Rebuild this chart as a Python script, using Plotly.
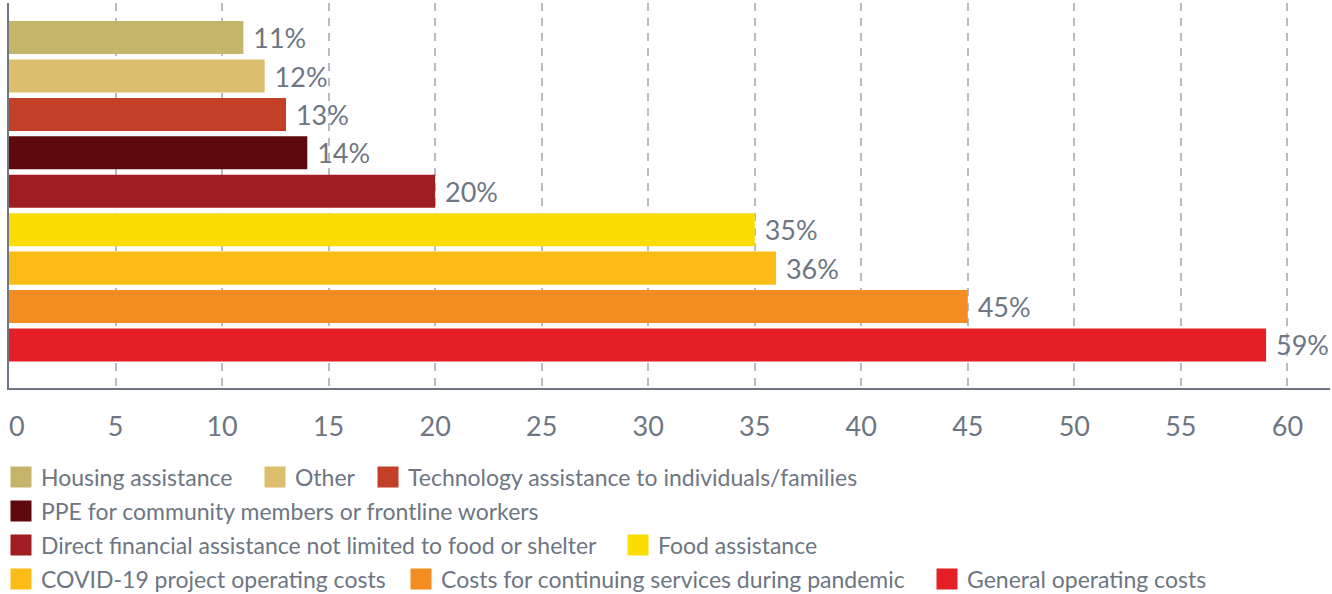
import plotly.graph_objects as go

categories = [
    "Housing assistance",
    "Other",
    "Technology assistance to individuals/families",
    "PPE for community members or frontline workers",
    "Direct financial assistance not limited to food or shelter",
    "Food assistance",
    "COVID-19 project operating costs",
    "Costs for continuing services during pandemic",
    "General operating costs",
]
values = [11, 12, 13, 14, 20, 35, 36, 45, 59]
colors = ["#c4b56a", "#dcbe6f", "#c43f27", "#5e0a0d", "#a01d21",
          "#fbdd03", "#fbbc18", "#f48d21", "#e41f27"]
tick_vals = [0, 5, 10, 15, 20, 25, 30, 35, 40, 45, 50, 55, 60]
tick_labels = ["\u20070", "5", "10", "15", "20", "25", "30", "35", "40",
               "45", "50", "55", "60"]

GREY = "#6d7682"
FONT = "Lato, 'Open Sans', sans-serif"

# legend layout: (left pixel of the legend box, row centre pixel)
legend_slots = [(1, 477), (255, 477), (368, 477),
                (1, 511),
                (1, 545), (618, 545),
                (1, 579), (401, 579), (927, 579)]

fig = go.Figure()
for i, (cat, val, col) in enumerate(zip(categories, values, colors)):
    fig.add_trace(go.Bar(
        y=[cat], x=[val], orientation="h", name=cat,
        marker=dict(color=col, line=dict(width=0)),
        texttemplate=" %{x}%", textposition="outside",
        textfont=dict(size=27, color=GREY, family=FONT),
        constraintext="none", cliponaxis=False,
        showlegend=False, hoverinfo="skip",
    ))
# legend entries (square swatches like the reference)
for i, (cat, col) in enumerate(zip(categories, colors)):
    lg = "legend" if i == 0 else f"legend{i + 1}"
    fig.add_trace(go.Scatter(
        x=[None], y=[None], mode="markers", name=cat,
        marker=dict(symbol="square", size=16, color=col,
                    line=dict(color=col, width=5)),
        legend=lg, hoverinfo="skip",
    ))

# figure is a little taller than the 594px window so the last legend row
# does not push the margins; the overflow is hidden
W, H = 1332, 630
ml, mr, mt = 8, 2, 3
plot_bottom = 388
mb = H - plot_bottom
ph = plot_bottom - mt
pw = W - ml - mr

legends = {}
for i, (lx, ly) in enumerate(legend_slots):
    key = "legend" if i == 0 else f"legend{i + 1}"
    legends[key] = dict(orientation="h", xanchor="left", yanchor="middle",
                        x=(lx - ml) / pw, y=(plot_bottom - ly) / ph,
                        bgcolor="rgba(0,0,0,0)",
                        font=dict(size=23, color=GREY, family=FONT),
                        itemwidth=30, tracegroupgap=0)

fig.update_layout(
    width=W, height=H,
    margin=dict(l=ml, r=mr, t=mt, b=mb),
    paper_bgcolor="white", plot_bgcolor="white",
    barmode="overlay", bargap=0.14,
    font=dict(family=FONT, color=GREY),
    showlegend=True,
    **legends,
    xaxis=dict(range=[0, 62], tickvals=tick_vals, ticktext=tick_labels,
               showgrid=True, ticklabeloverflow="allow",
               gridcolor="#b9bdc3", gridwidth=1.5, griddash="8px,7px",
               zeroline=False, showline=True, linecolor=GREY, linewidth=1.5,
               ticks="", ticklabelstandoff=14, automargin=False,
               tickfont=dict(size=27, color=GREY, family=FONT)),
    yaxis=dict(categoryorder="array", categoryarray=categories,
               range=[9.12, -0.9], showticklabels=False, showgrid=False,
               zeroline=False, showline=True, linecolor=GREY, linewidth=1.5,
               ticks="", automargin=False),
)

fig.write_html(
    "out.html",
    config={"displayModeBar": False},
    post_script=("document.body.style.margin='0';"
                 "document.body.style.padding='0';"
                 "document.body.style.overflow='hidden';"
                 "document.documentElement.style.overflow='hidden';"),
)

* [Short exercise]: Write out the lines from the start of the material to the line with "(1, 579), (401, 579), (927, 579)]", inclusive and exactly. Skip the pictures.

* [Answer to the exercise]:
Rebuild this chart as a Python script, using Plotly.
import plotly.graph_objects as go

categories = [
    "Housing assistance",
    "Other",
    "Technology assistance to individuals/families",
    "PPE for community members or frontline workers",
    "Direct financial assistance not limited to food or shelter",
    "Food assistance",
    "COVID-19 project operating costs",
    "Costs for continuing services during pandemic",
    "General operating costs",
]
values = [11, 12, 13, 14, 20, 35, 36, 45, 59]
colors = ["#c4b56a", "#dcbe6f", "#c43f27", "#5e0a0d", "#a01d21",
          "#fbdd03", "#fbbc18", "#f48d21", "#e41f27"]
tick_vals = [0, 5, 10, 15, 20, 25, 30, 35, 40, 45, 50, 55, 60]
tick_labels = ["\u20070", "5", "10", "15", "20", "25", "30", "35", "40",
               "45", "50", "55", "60"]

GREY = "#6d7682"
FONT = "Lato, 'Open Sans', sans-serif"

# legend layout: (left pixel of the legend box, row centre pixel)
legend_slots = [(1, 477), (255, 477), (368, 477),
                (1, 511),
                (1, 545), (618, 545),
                (1, 579), (401, 579), (927, 579)]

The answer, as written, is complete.